WRITTEN EXERCISE:
Transcribe the whole listing below without changing a word, but leave out every image.
-----
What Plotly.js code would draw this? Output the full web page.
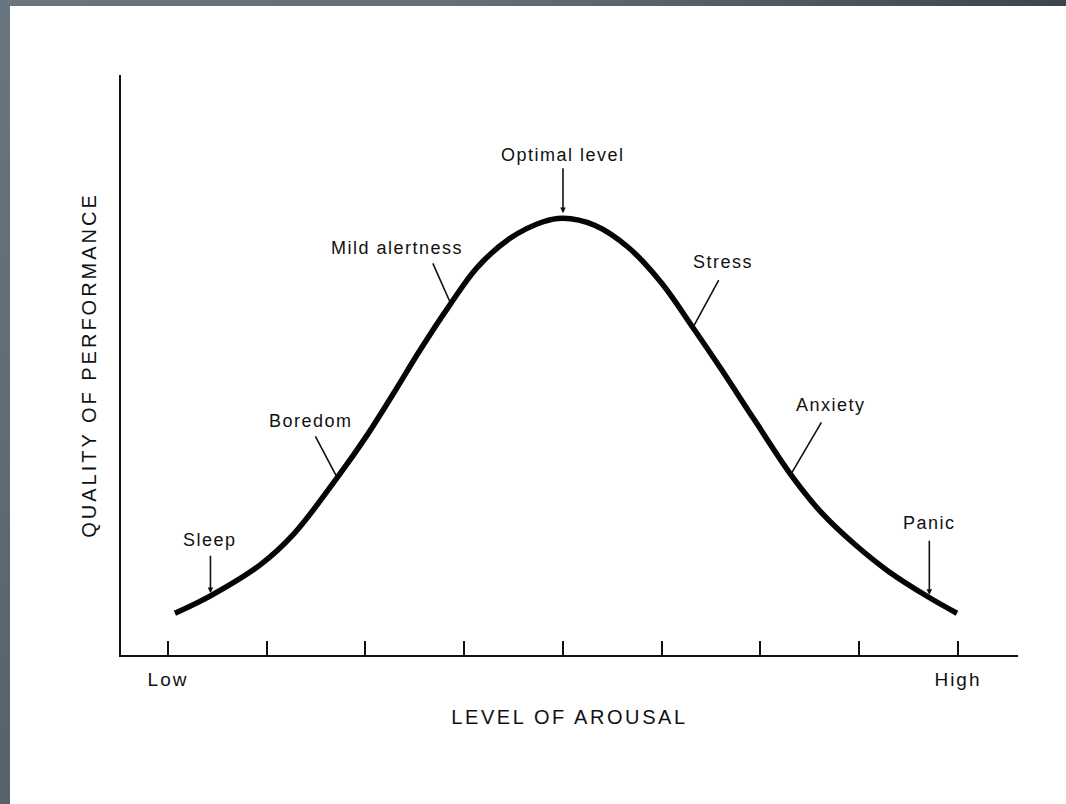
<!DOCTYPE html>
<html>
<head>
<meta charset="utf-8">
<script src="https://cdn.plot.ly/plotly-3.0.1.min.js"></script>
<style>
  html, body { margin: 0; padding: 0; width: 1066px; height: 804px; overflow: hidden; background: #ffffff; }
  #topband { position: absolute; left: 0; top: 0; width: 1066px; height: 6px;
    background: linear-gradient(to right, #69757f 0%, #626e78 45%, #3a4550 100%); }
  #leftband { position: absolute; left: 0; top: 0; width: 10px; height: 804px;
    background: linear-gradient(to bottom, #69757f 0%, #616c75 50%, #56616a 100%); }
  #chart { position: absolute; left: 0; top: 0; width: 1066px; height: 804px; }
  .xtitle { letter-spacing: 2.6px; }
  .ytitle { letter-spacing: 3px; }
  .annotation-text { letter-spacing: 1.5px; }
  .xtick text { letter-spacing: 2px; }
</style>
</head>
<body>
<div id="topband"></div>
<div id="leftband"></div>
<div id="chart"></div>
<script>
// Curve (arousal level 0 = Low ... 8 = High; quality in arbitrary units)
const arousalLevel = [0.07, 0.43, 0.93, 1.27, 1.71, 2.02, 2.28, 2.55, 2.86, 3.13, 3.46, 3.80, 4.00,
                      4.32, 4.66, 5.00, 5.31, 5.61, 5.94, 6.32, 6.62, 6.96, 7.29, 7.70, 7.99];
const performanceQuality = [0.72, 1.02, 1.55, 2.08, 3.05, 3.80, 4.50, 5.25, 6.05, 6.68, 7.18, 7.47, 7.53,
                            7.41, 7.03, 6.41, 5.66, 4.91, 4.05, 3.08, 2.45, 1.90, 1.45, 1.00, 0.72];

// Axis ticks
const tickValues = [0, 1, 2, 3, 4, 5, 6, 7, 8];
const tickLabels = ['Low', '', '', '', '', '', '', '', 'High'];

// State labels and the point on the curve each one points to
const stateLabels = ['Sleep', 'Boredom', 'Mild alertness', 'Optimal level', 'Stress', 'Anxiety', 'Panic'];
const stateLabelX = [0.43, 1.45, 2.32, 4.00, 5.62, 6.71, 7.71];
const stateLabelY = [1.98, 4.03, 7.02, 8.62, 6.78, 4.31, 2.28];
const pointerFromX = [0.43, 1.49, 2.68, 4.00, 5.58, 6.62, 7.71];
const pointerFromY = [1.72, 3.78, 6.76, 8.40, 6.47, 4.02, 1.98];
const pointerToX = [0.43, 1.71, 2.86, 4.00, 5.32, 6.31, 7.71];
const pointerToY = [1.05, 3.07, 6.07, 7.60, 5.66, 3.12, 1.02];

const textFont = { family: 'Liberation Sans, Arial, sans-serif', size: 18, color: '#111111' };

const annotations = [];
stateLabels.forEach((lab, i) => {
  annotations.push({
    x: pointerToX[i], y: pointerToY[i], xref: 'x', yref: 'y',
    ax: pointerFromX[i], ay: pointerFromY[i], axref: 'x', ayref: 'y',
    text: '', showarrow: true,
    arrowhead: (pointerFromX[i] === pointerToX[i]) ? 2 : 0,
    arrowsize: 0.7, arrowwidth: 1.6, arrowcolor: '#111111',
    standoff: 1, font: { size: 1 }, borderpad: 0
  });
  annotations.push({
    x: stateLabelX[i], y: stateLabelY[i], xref: 'x', yref: 'y',
    text: lab, showarrow: false, xanchor: 'center', yanchor: 'middle',
    font: textFont
  });
});

const trace = {
  x: arousalLevel, y: performanceQuality,
  type: 'scatter', mode: 'lines',
  line: { color: '#050505', width: 5.5, shape: 'spline', smoothing: 1 },
  hoverinfo: 'skip'
};

const layout = {
  width: 1066, height: 804,
  paper_bgcolor: 'rgba(0,0,0,0)', plot_bgcolor: 'rgba(0,0,0,0)',
  margin: { l: 121, r: 48, t: 75, b: 149, pad: 0 },
  showlegend: false,
  xaxis: {
    range: [-0.476, 8.608], showgrid: false, zeroline: false,
    showline: true, linecolor: '#111111', linewidth: 2,
    ticks: 'inside', ticklen: 14, tickwidth: 2, tickcolor: '#111111',
    tickmode: 'array', tickvals: tickValues, ticktext: tickLabels,
    ticklabelstandoff: 6,
    tickfont: { family: 'Liberation Sans, Arial, sans-serif', size: 19, color: '#111111' },
    title: { text: 'LEVEL OF AROUSAL', standoff: 21,
      font: { family: 'Liberation Sans, Arial, sans-serif', size: 20, color: '#111111' } },
    fixedrange: true, automargin: false
  },
  yaxis: {
    range: [0, 10], showgrid: false, zeroline: false,
    showline: true, linecolor: '#111111', linewidth: 2,
    ticks: '', showticklabels: false,
    title: { text: 'QUALITY OF PERFORMANCE', standoff: 17,
      font: { family: 'Liberation Sans, Arial, sans-serif', size: 20, color: '#111111' } },
    fixedrange: true, automargin: false
  },
  annotations: annotations
};

Plotly.newPlot('chart', [trace], layout, { staticPlot: true, displayModeBar: false });
</script>
</body>
</html>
-----
WRITTEN SOLUTION:
What Plotly.js code would draw this? Output the full web page.
<!DOCTYPE html>
<html>
<head>
<meta charset="utf-8">
<script src="https://cdn.plot.ly/plotly-3.0.1.min.js"></script>
<style>
  html, body { margin: 0; padding: 0; width: 1066px; height: 804px; overflow: hidden; background: #ffffff; }
  #topband { position: absolute; left: 0; top: 0; width: 1066px; height: 6px;
    background: linear-gradient(to right, #69757f 0%, #626e78 45%, #3a4550 100%); }
  #leftband { position: absolute; left: 0; top: 0; width: 10px; height: 804px;
    background: linear-gradient(to bottom, #69757f 0%, #616c75 50%, #56616a 100%); }
  #chart { position: absolute; left: 0; top: 0; width: 1066px; height: 804px; }
  .xtitle { letter-spacing: 2.6px; }
  .ytitle { letter-spacing: 3px; }
  .annotation-text { letter-spacing: 1.5px; }
  .xtick text { letter-spacing: 2px; }
</style>
</head>
<body>
<div id="topband"></div>
<div id="leftband"></div>
<div id="chart"></div>
<script>
// Curve (arousal level 0 = Low ... 8 = High; quality in arbitrary units)
const arousalLevel = [0.07, 0.43, 0.93, 1.27, 1.71, 2.02, 2.28, 2.55, 2.86, 3.13, 3.46, 3.80, 4.00,
                      4.32, 4.66, 5.00, 5.31, 5.61, 5.94, 6.32, 6.62, 6.96, 7.29, 7.70, 7.99];
const performanceQuality = [0.72, 1.02, 1.55, 2.08, 3.05, 3.80, 4.50, 5.25, 6.05, 6.68, 7.18, 7.47, 7.53,
                            7.41, 7.03, 6.41, 5.66, 4.91, 4.05, 3.08, 2.45, 1.90, 1.45, 1.00, 0.72];

// Axis ticks
const tickValues = [0, 1, 2, 3, 4, 5, 6, 7, 8];
const tickLabels = ['Low', '', '', '', '', '', '', '', 'High'];

// State labels and the point on the curve each one points to
const stateLabels = ['Sleep', 'Boredom', 'Mild alertness', 'Optimal level', 'Stress', 'Anxiety', 'Panic'];
const stateLabelX = [0.43, 1.45, 2.32, 4.00, 5.62, 6.71, 7.71];
const stateLabelY = [1.98, 4.03, 7.02, 8.62, 6.78, 4.31, 2.28];
const pointerFromX = [0.43, 1.49, 2.68, 4.00, 5.58, 6.62, 7.71];
const pointerFromY = [1.72, 3.78, 6.76, 8.40, 6.47, 4.02, 1.98];
const pointerToX = [0.43, 1.71, 2.86, 4.00, 5.32, 6.31, 7.71];
const pointerToY = [1.05, 3.07, 6.07, 7.60, 5.66, 3.12, 1.02];

const textFont = { family: 'Liberation Sans, Arial, sans-serif', size: 18, color: '#111111' };

const annotations = [];
stateLabels.forEach((lab, i) => {
  annotations.push({
    x: pointerToX[i], y: pointerToY[i], xref: 'x', yref: 'y',
    ax: pointerFromX[i], ay: pointerFromY[i], axref: 'x', ayref: 'y',
    text: '', showarrow: true,
    arrowhead: (pointerFromX[i] === pointerToX[i]) ? 2 : 0,
    arrowsize: 0.7, arrowwidth: 1.6, arrowcolor: '#111111',
    standoff: 1, font: { size: 1 }, borderpad: 0
  });
  annotations.push({
    x: stateLabelX[i], y: stateLabelY[i], xref: 'x', yref: 'y',
    text: lab, showarrow: false, xanchor: 'center', yanchor: 'middle',
    font: textFont
  });
});

const trace = {
  x: arousalLevel, y: performanceQuality,
  type: 'scatter', mode: 'lines',
  line: { color: '#050505', width: 5.5, shape: 'spline', smoothing: 1 },
  hoverinfo: 'skip'
};

const layout = {
  width: 1066, height: 804,
  paper_bgcolor: 'rgba(0,0,0,0)', plot_bgcolor: 'rgba(0,0,0,0)',
  margin: { l: 121, r: 48, t: 75, b: 149, pad: 0 },
  showlegend: false,
  xaxis: {
    range: [-0.476, 8.608], showgrid: false, zeroline: false,
    showline: true, linecolor: '#111111', linewidth: 2,
    ticks: 'inside', ticklen: 14, tickwidth: 2, tickcolor: '#111111',
    tickmode: 'array', tickvals: tickValues, ticktext: tickLabels,
    ticklabelstandoff: 6,
    tickfont: { family: 'Liberation Sans, Arial, sans-serif', size: 19, color: '#111111' },
    title: { text: 'LEVEL OF AROUSAL', standoff: 21,
      font: { family: 'Liberation Sans, Arial, sans-serif', size: 20, color: '#111111' } },
    fixedrange: true, automargin: false
  },
  yaxis: {
    range: [0, 10], showgrid: false, zeroline: false,
    showline: true, linecolor: '#111111', linewidth: 2,
    ticks: '', showticklabels: false,
    title: { text: 'QUALITY OF PERFORMANCE', standoff: 17,
      font: { family: 'Liberation Sans, Arial, sans-serif', size: 20, color: '#111111' } },
    fixedrange: true, automargin: false
  },
  annotations: annotations
};

Plotly.newPlot('chart', [trace], layout, { staticPlot: true, displayModeBar: false });
</script>
</body>
</html>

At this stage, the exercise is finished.